Эта бешеная страсть роднит Копенкина с шолоховским Макаром Нагульновым:
► — Гад! — выдохнул звенящим шепотом, стиснув кулаки. — Как служишь революции? Жа-ле-е-ешь? Да я… тысячи станови зараз дедов, детишек, баб… Да скажи мне, что надо их в распыл… Для революции надо… Я их из пулемета… всех порешу! — вдруг дико закричал Нагульнов, и в огромных, расширенных зрачках его плеснулось бешенство, на углах губ вскипела пена.
Это бешенство — не что иное, как оборотная сторона все той же великой мечты. И когда речь заходит о ней — о главной мечте его жизни, — в голосе Нагульнова вдруг начинает звучать совсем вроде ему несвойственная нежность:
► — Я весь заостренный на мировую революцию. Я ее, любушку, жду…

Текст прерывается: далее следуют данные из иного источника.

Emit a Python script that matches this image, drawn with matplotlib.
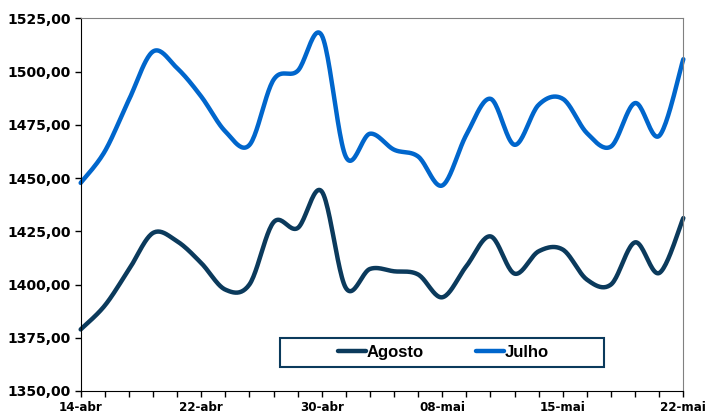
import numpy as np
import matplotlib
matplotlib.use("Agg")
import matplotlib.pyplot as plt
from matplotlib.patches import Rectangle
from matplotlib.ticker import FuncFormatter, MultipleLocator

# values (26 trading days)
julho = [1447.7, 1462.5, 1486.7, 1509.4, 1501.6, 1488.3, 1471.9, 1465.5, 1496.1, 1500.3,
         1517.0, 1460.0, 1470.8, 1463.3, 1460.1, 1446.5, 1470.3, 1487.2, 1465.6, 1484.4,
         1487.2, 1471.1, 1464.8, 1485.2, 1469.8, 1505.8]
agosto = [1378.9, 1390.1, 1407.0, 1424.2, 1420.3, 1410.1, 1397.6, 1400.0, 1429.2, 1426.5,
          1443.7, 1398.4, 1407.3, 1406.2, 1404.7, 1394.0, 1408.6, 1422.6, 1405.1, 1415.6,
          1416.4, 1402.3, 1400.0, 1419.8, 1405.4, 1431.2]
date_labels = ['14-abr', '22-abr', '30-abr', '08-mai', '15-mai', '22-mai']

c_julho = '#0066CC'
c_agosto = '#0B3A5C'


def smooth(y, n=24):
    # Excel style smoothed line (Catmull-Rom as cubic Bezier)
    y = np.asarray(y, dtype=float)
    x = np.arange(len(y), dtype=float)
    xs, ys = [], []
    t = np.linspace(0, 1, n, endpoint=False)
    for i in range(len(y) - 1):
        i0 = max(i - 1, 0)
        i3 = min(i + 2, len(y) - 1)
        p1 = np.array([x[i], y[i]])
        p2 = np.array([x[i + 1], y[i + 1]])
        c1 = p1 + (p2 - np.array([x[i0], y[i0]])) / 6
        c2 = p2 - (np.array([x[i3], y[i3]]) - p1) / 6
        pts = ((1 - t) ** 3)[:, None] * p1 + (3 * (1 - t) ** 2 * t)[:, None] * c1 \
            + (3 * (1 - t) * t ** 2)[:, None] * c2 + (t ** 3)[:, None] * p2
        xs.extend(pts[:, 0])
        ys.extend(pts[:, 1])
    xs.append(x[-1])
    ys.append(y[-1])
    return np.array(xs), np.array(ys)


fig = plt.figure(figsize=(7.07, 4.17), dpi=100)
ax = fig.add_axes([0.1141, 0.0624, 0.8524, 0.8937])

xa, ya = smooth(agosto)
xj, yj = smooth(julho)
ax.plot(xa, ya, color=c_agosto, lw=3.2, solid_capstyle='round', label='Agosto', clip_on=False)
ax.plot(xj, yj, color=c_julho, lw=3.2, solid_capstyle='round', label='Julho', clip_on=False)

ax.set_xlim(0, len(julho) - 1)
ax.set_ylim(1350, 1525)
ax.yaxis.set_major_locator(MultipleLocator(25))
ax.yaxis.set_major_formatter(FuncFormatter(lambda v, p: f'{v:.2f}'.replace('.', ',')))
ax.set_xticks(np.arange(0, len(julho), 5))
ax.set_xticklabels(date_labels)
ax.set_xticks(np.arange(len(julho)), minor=True)

for lab in ax.get_yticklabels():
    lab.set_fontweight('bold')
    lab.set_fontsize(10)
for lab in ax.get_xticklabels():
    lab.set_fontweight('bold')
    lab.set_fontsize(8.6)

ax.tick_params(axis='y', direction='out', length=4, width=1, pad=3, colors='black')
ax.tick_params(axis='x', which='both', direction='out', length=4, width=1, pad=3)

ax.spines['left'].set_color('black')
ax.spines['bottom'].set_color('black')
ax.spines['top'].set_color('#808080')
ax.spines['right'].set_color('#808080')

# legend box
fig.patches.append(Rectangle((280 / 707, 1 - 367 / 417), 324 / 707, 29 / 417,
                             transform=fig.transFigure, facecolor='white',
                             edgecolor=c_agosto, lw=1.5, zorder=5))
leg = fig.legend(loc='center', bbox_to_anchor=(0.627, 0.155), ncol=2, frameon=False,
                 prop={'family': 'Liberation Sans', 'weight': 'bold', 'size': 12},
                 handlelength=1.7, handletextpad=0.05, columnspacing=3.1)
leg.set_zorder(6)

fig.savefig('out.png', dpi=100)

Нагульнов мечтательно улыбнулся и с жаром продолжал:
— Вот как поломаем все границы, я первый шумну: «Валяйте, женитесь на инакокровных!» Все посмешаются, и не будет на белом свете такой срамоты, что один телом белый, другой желтый, а третий черный, и белые других цветом ихней кожи попрекают и считают ниже себя. Все будут личиками приятно смуглявые, и все одинаковые. Я об этом иной раз ночами думаю…
Это была не только мечта.
Было время, когда казалось, что это — уже состоявшаяся, сбывшаяся, навсегда пришедшая в мир и утвердившаяся в нем новая реальность. И когда Маяковский без особой печали констатировал, что у нас «и самое имя Россия — утеряно», он тоже не был одиночкой, обогнавшим свое время. Так в то время тоже думали многие. Чуть ли не все:
►
ТАТАРОВ.
Это правда, что в России уничтожают интеллигенцию?..ЛЕЛЯ.
Теперь ведь России нет.ТАТАРОВ.
Как нет России?!ЛЕЛЯ.
Есть Союз Советских Республик.ТАТАРОВ.
Ну, да. Новое название.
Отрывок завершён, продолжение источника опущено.